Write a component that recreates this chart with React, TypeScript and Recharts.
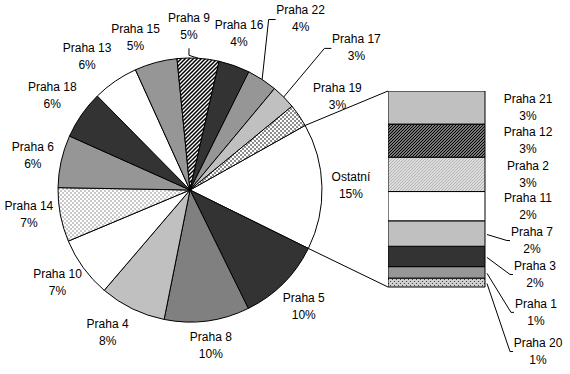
import React from 'react';
import { PieChart, Pie, Cell, BarChart, Bar, XAxis, YAxis } from 'recharts';

if (typeof document !== 'undefined') document.body.style.margin = '0';

// main pie, clockwise after "Ostatní"
const pieNames = ['Praha 5', 'Praha 8', 'Praha 4', 'Praha 10', 'Praha 14', 'Praha 6', 'Praha 18', 'Praha 13', 'Praha 15', 'Praha 9', 'Praha 16', 'Praha 22', 'Praha 17', 'Praha 19'];
const pieValues = [10.4, 10.4, 8.1, 7.4, 6.6, 6.4, 5.9, 5.6, 5.2, 5.1, 3.8, 3.7, 3.0, 2.8];

// the "Ostatní" bar, top to bottom
const otherLabel = 'Ostatní';
const otherNames = ['Praha 21', 'Praha 12', 'Praha 2', 'Praha 11', 'Praha 7', 'Praha 3', 'Praha 1', 'Praha 20'];
const otherValues = [2.6, 2.6, 2.7, 2.3, 2.0, 1.6, 0.9, 0.7];

const otherTotal = otherValues.reduce((a, b) => a + b, 0);
const grandTotal = pieValues.reduce((a, b) => a + b, 0) + otherTotal;

const pieData = [
  { name: otherLabel, value: otherTotal },
  ...pieNames.map((name, i) => ({ name, value: pieValues[i] })),
];
const barRow = [Object.fromEntries([['key', otherLabel], ...otherNames.map((n, i) => [n, otherValues[i]])])];

const fills: Record<string, string> = {
  'Ostatní': '#ffffff',
  'Praha 5': '#333333',
  'Praha 8': '#808080',
  'Praha 4': '#c0c0c0',
  'Praha 10': '#ffffff',
  'Praha 14': 'url(#checkLight)',
  'Praha 6': '#969696',
  'Praha 18': '#333333',
  'Praha 13': '#ffffff',
  'Praha 15': '#969696',
  'Praha 9': 'url(#hatch)',
  'Praha 16': '#333333',
  'Praha 22': '#969696',
  'Praha 17': '#c0c0c0',
  'Praha 19': 'url(#checkDark)',
  'Praha 21': '#c0c0c0',
  'Praha 12': 'url(#hatchDense)',
  'Praha 2': 'url(#hatchLight)',
  'Praha 11': '#ffffff',
  'Praha 7': '#c0c0c0',
  'Praha 3': '#333333',
  'Praha 1': '#969696',
  'Praha 20': 'url(#dots)',
};

// layout
const CX = 190;
const CY = 190;
const R = 132;
const START = otherTotal / grandTotal * 180 + 1.5;
const BAR_LEFT = 388;
const BAR_TOP = 91;
const BAR_W = 97;
const BAR_H = 196;
const FONT = '"Liberation Sans", Arial, sans-serif';
const RAD = Math.PI / 180;

const pieNudge: Record<string, [number, number]> = {
  'Praha 5': [0, 5],
  'Praha 4': [-12, 1],
  'Praha 14': [0, -5],
  'Praha 18': [-3, -5],
  'Praha 13': [-10, -4],
  'Praha 15': [-12, -1],
  'Praha 9': [-11, -7],
  'Praha 16': [-6, -9],
  'Praha 22': [21, -40],
  'Praha 17': [50, -32],
  'Praha 19': [12, -5],
};
const leaderBottom = ['Praha 9'];
const leaderLeft = ['Praha 22', 'Praha 17'];

const barNudge: Record<string, [number, number]> = {
  'Praha 7': [4, 7],
  'Praha 3': [7, 18],
  'Praha 1': [8, 40],
  'Praha 20': [10, 69],
};

const TwoLines = ({ x, y, a, b }: { x: number; y: number; a: string; b: string }) => (
  <g fontFamily={FONT} fontSize={12} fill="#000" textAnchor="middle">
    <text x={x} y={y - 8.5} dominantBaseline="central">{a}</text>
    <text x={x} y={y + 8.5} dominantBaseline="central">{b}</text>
  </g>
);

const renderPieLabel = (p: any) => {
  const { cx, cy, midAngle, outerRadius, name, percent } = p;
  const cos = Math.cos(-midAngle * RAD);
  const sin = Math.sin(-midAngle * RAD);
  const hw = name.length * 3;
  const [dx, dy] = pieNudge[name] || [0, 0];
  const lx = cx + (outerRadius + 8 + hw) * cos + dx;
  const ly = cy + (outerRadius + 8 + 17) * sin + dy;
  const ax = cx + outerRadius * cos;
  const ay = cy + outerRadius * sin;
  let leader = null;
  if (leaderBottom.includes(name)) {
    leader = <polyline points={`${lx},${ly + 22} ${lx},${ly + 29} ${ax},${ay}`} fill="none" stroke="#000" />;
  } else if (leaderLeft.includes(name)) {
    const left = lx - hw;
    leader = <polyline points={`${left - 1},${ly + 1} ${left - 8},${ly + 1} ${ax},${ay}`} fill="none" stroke="#000" />;
  }
  return (
    <g key={name}>
      {leader}
      <TwoLines x={lx} y={ly} a={name} b={`${Math.round(percent * 100)}%`} />
    </g>
  );
};

const renderBarLabel = (p: any, name: string, value: number) => {
  const { x, y, width, height } = p;
  const [dx, dy] = barNudge[name] || [0, 0];
  const lx = x + width + 43 + dx;
  const ly = y + height / 2 + dy;
  const left = lx - name.length * 3;
  return (
    <g>
      {barNudge[name] && (
        <polyline points={`${x + width + 2},${y + height / 2 + 1} ${left - 4},${ly} ${left - 1},${ly}`} fill="none" stroke="#000" />
      )}
      <TwoLines x={lx} y={ly} a={name} b={`${Math.round(value / grandTotal * 100)}%`} />
    </g>
  );
};

const Patterns = () => (
  <svg width={0} height={0} style={{ position: 'absolute' }}>
    <defs>
      <pattern id="checkLight" width={4} height={4} patternUnits="userSpaceOnUse">
        <rect width={4} height={4} fill="#c8c8c8" />
        <rect width={2} height={2} fill="#fff" />
        <rect x={2} y={2} width={2} height={2} fill="#fff" />
      </pattern>
      <pattern id="checkDark" width={4} height={4} patternUnits="userSpaceOnUse">
        <rect width={4} height={4} fill="#8c8c8c" />
        <rect width={2} height={2} fill="#fff" />
        <rect x={2} y={2} width={2} height={2} fill="#fff" />
      </pattern>
      <pattern id="hatch" width={4} height={4} patternUnits="userSpaceOnUse">
        <rect width={4} height={4} fill="#fff" />
        <path d="M-1,1 L1,-1 M0,4 L4,0 M3,5 L5,3" stroke="#000" strokeWidth={1.5} />
      </pattern>
      <pattern id="hatchDense" width={3} height={3} patternUnits="userSpaceOnUse">
        <rect width={3} height={3} fill="#fff" />
        <path d="M-1,1 L1,-1 M0,3 L3,0 M2,4 L4,2" stroke="#000" strokeWidth={1.5} />
      </pattern>
      <pattern id="hatchLight" width={3} height={3} patternUnits="userSpaceOnUse">
        <rect width={3} height={3} fill="#fff" />
        <path d="M-1,1 L1,-1 M0,3 L3,0 M2,4 L4,2" stroke="#b4b4b4" strokeWidth={1.3} />
      </pattern>
      <pattern id="dots" width={4} height={4} patternUnits="userSpaceOnUse">
        <rect width={4} height={4} fill="#d0d0d0" />
        <rect width={1} height={1} fill="#404040" />
        <rect x={2} y={2} width={1} height={1} fill="#404040" />
      </pattern>
    </defs>
  </svg>
);

export default function App() {
  const endOther = START - otherTotal / grandTotal * 360;
  const p1 = [CX + R * Math.cos(START * RAD), CY - R * Math.sin(START * RAD)];
  const p2 = [CX + R * Math.cos(endOther * RAD), CY - R * Math.sin(endOther * RAD)];
  const barStack = [...otherNames].reverse();

  return (
    <div style={{ position: 'relative', width: 570, height: 374, background: '#fff' }}>
      <Patterns />
      <div style={{ position: 'absolute', left: 0, top: 0 }}>
        <PieChart width={570} height={374} margin={{ top: 0, right: 0, bottom: 0, left: 0 }}>
          <Pie
            data={pieData}
            dataKey="value"
            nameKey="name"
            cx={CX}
            cy={CY}
            outerRadius={R}
            startAngle={START}
            endAngle={START - 360}
            stroke="#000"
            strokeWidth={1}
            label={renderPieLabel}
            labelLine={false}
            isAnimationActive={false}
          >
            {pieData.map((d) => (
              <Cell key={d.name} fill={fills[d.name]} />
            ))}
          </Pie>
        </PieChart>
      </div>
      <div style={{ position: 'absolute', left: BAR_LEFT, top: BAR_TOP }}>
        <BarChart
          width={570 - BAR_LEFT}
          height={374 - BAR_TOP}
          data={barRow}
          margin={{ top: 0, right: 570 - BAR_LEFT - BAR_W, bottom: 374 - BAR_TOP - BAR_H, left: 0 }}
          barCategoryGap={0}
        >
          <XAxis dataKey="key" hide />
          <YAxis hide domain={[0, otherTotal]} />
          {barStack.map((n) => (
            <Bar
              key={n}
              dataKey={n}
              stackId="o"
              fill={fills[n]}
              stroke="#000"
              strokeWidth={1}
              isAnimationActive={false}
              label={(p: any) => renderBarLabel(p, n, otherValues[otherNames.indexOf(n)])}
            />
          ))}
        </BarChart>
      </div>
      <svg width={570} height={374} style={{ position: 'absolute', left: 0, top: 0, pointerEvents: 'none' }}>
        <line x1={p1[0]} y1={p1[1]} x2={BAR_LEFT} y2={BAR_TOP} stroke="#000" />
        <line x1={p2[0]} y1={p2[1]} x2={BAR_LEFT} y2={BAR_TOP + BAR_H} stroke="#000" />
      </svg>
    </div>
  );
}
------------------------
Without any pictures, reproduce the lines from the first one in the material through the line that has "i) => [n, otherValues[i]])])];", exactly as they appear.

● **RESULT FOR THIS EXERCISE**:
Write a component that recreates this chart with React, TypeScript and Recharts.
import React from 'react';
import { PieChart, Pie, Cell, BarChart, Bar, XAxis, YAxis } from 'recharts';

if (typeof document !== 'undefined') document.body.style.margin = '0';

// main pie, clockwise after "Ostatní"
const pieNames = ['Praha 5', 'Praha 8', 'Praha 4', 'Praha 10', 'Praha 14', 'Praha 6', 'Praha 18', 'Praha 13', 'Praha 15', 'Praha 9', 'Praha 16', 'Praha 22', 'Praha 17', 'Praha 19'];
const pieValues = [10.4, 10.4, 8.1, 7.4, 6.6, 6.4, 5.9, 5.6, 5.2, 5.1, 3.8, 3.7, 3.0, 2.8];

// the "Ostatní" bar, top to bottom
const otherLabel = 'Ostatní';
const otherNames = ['Praha 21', 'Praha 12', 'Praha 2', 'Praha 11', 'Praha 7', 'Praha 3', 'Praha 1', 'Praha 20'];
const otherValues = [2.6, 2.6, 2.7, 2.3, 2.0, 1.6, 0.9, 0.7];

const otherTotal = otherValues.reduce((a, b) => a + b, 0);
const grandTotal = pieValues.reduce((a, b) => a + b, 0) + otherTotal;

const pieData = [
  { name: otherLabel, value: otherTotal },
  ...pieNames.map((name, i) => ({ name, value: pieValues[i] })),
];
const barRow = [Object.fromEntries([['key', otherLabel], ...otherNames.map((n, i) => [n, otherValues[i]])])];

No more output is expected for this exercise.